May 08, 1991|By The New York Times

THE SUPREME Court, the one in Washington with "Equal Justice Under Law" carved in marble at its entrance, is finding new ways to slam its doors on poor people. It declared the other day that henceforth petitioners who submit "frivolous or malicious" petitions would be denied the privilege of filing them free even if they were too poor to pay court costs. The announced purpose is to relieve the court of burdens caused by "those who would abuse the integrity of our process."

It's a silly, mean gesture, unworthy of a court whose justices are sworn to "do equal right to the poor and to the rich."

All the justices recognize that their courthouse, like courthouses everywhere, is the target of frequent filers -- mostly writ-writing prisoners lodging inarticulate, repetitious claims. Some of those pauper petitions, however, hold a germ of legal substance and often present important legal issues that should interest the court.

Three years ago Congress gave the Supreme Court nearly total discretion to deny petitions for review without explanation, freeing the court to focus on selecting the most significant cases and deciding them with care. Under Chief Justice William Rehnquist the court continues to squander its allowance, picking cases with flawed records only to dismiss them, and bearing down on perceived abusers.

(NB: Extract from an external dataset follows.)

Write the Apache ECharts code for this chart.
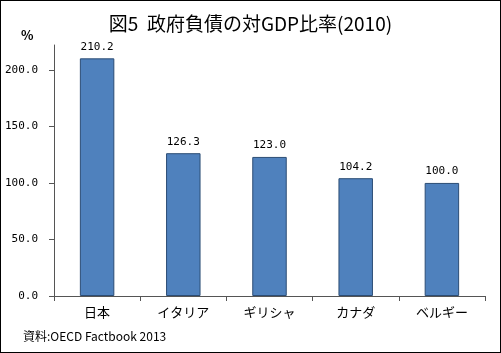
<!DOCTYPE html>
<html>
<head>
<meta charset="utf-8">
<script src="https://cdn.jsdelivr.net/npm/echarts@6/dist/echarts.min.js"></script>
<style>
  html, body { margin: 0; padding: 0; background: #fff; }
  #chart { width: 501px; height: 353px; box-sizing: border-box; border: 1px solid #000; }
</style>
</head>
<body>
<div id="chart"></div>
<script>
// 政府負債の対GDP比率(2010)
const countries = ['日本', 'イタリア', 'ギリシャ', 'カナダ', 'ベルギー'];
const debtRatio = [210.2, 126.3, 123.0, 104.2, 100.0];
const yTicks = [0, 50, 100, 150, 200];

const chart = echarts.init(document.getElementById('chart'));

const option = {
    animation: false,
    title: {
        text: '図5  政府負債の対GDP比率(2010)',
        left: 'center',
        top: 8,
        textStyle: { fontFamily: 'Noto Sans CJK JP', fontSize: 19, fontWeight: 'normal', color: '#000' }
    },
    graphic: [
        { type: 'text', left: 20, top: 28, style: { text: '%', font: 'bold 13px "Noto Sans CJK JP"', fill: '#000' } },
        { type: 'text', left: 22, top: 329, style: { text: '資料:OECD Factbook 2013', font: '12px "Noto Sans CJK JP"', fill: '#000' } }
    ],
    grid: { left: 53, right: 15, top: 44, bottom: 56 },
    xAxis: {
        type: 'category',
        data: countries,
        axisLine: { lineStyle: { color: '#555' } },
        axisTick: { show: true, length: 5, lineStyle: { color: '#555' } },
        axisLabel: { margin: 10, fontFamily: 'Noto Sans CJK JP', fontSize: 13, color: '#000' }
    },
    yAxis: {
        type: 'value',
        min: 0,
        max: 222,
        interval: 50,
        splitLine: { show: false },
        axisLine: { show: true, lineStyle: { color: '#555' } },
        axisTick: { show: true, length: 5, lineStyle: { color: '#555' }, customValues: yTicks },
        axisLabel: {
            customValues: yTicks,
            margin: 16,
            fontFamily: 'DejaVu Sans Mono',
            fontSize: 11,
            color: '#000',
            formatter: v => v.toFixed(1)
        }
    },
    series: [{
        type: 'bar',
        data: debtRatio,
        barWidth: '40%',
        itemStyle: { color: '#4F81BD', borderColor: '#2c4d75', borderWidth: 1 },
        label: {
            show: true,
            position: 'top',
            distance: 6,
            fontFamily: 'DejaVu Sans Mono',
            fontSize: 11,
            color: '#000',
            formatter: p => p.value.toFixed(1)
        }
    }]
};

chart.setOption(option);
</script>
</body>
</html>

The court's current majority, though preoccupied with abuse, persists in charging abuse where none exists. Last month it ruled that a death row inmate had "abused the writ" of habeas corpus by charging that Georgia officials hid the truth about jailhouse informant techniques, a charge that the prisoner proved. Perhaps Congress needs to look again at the high court's authority in pauper cases, or at least take a look at how the justices have been using their extra time.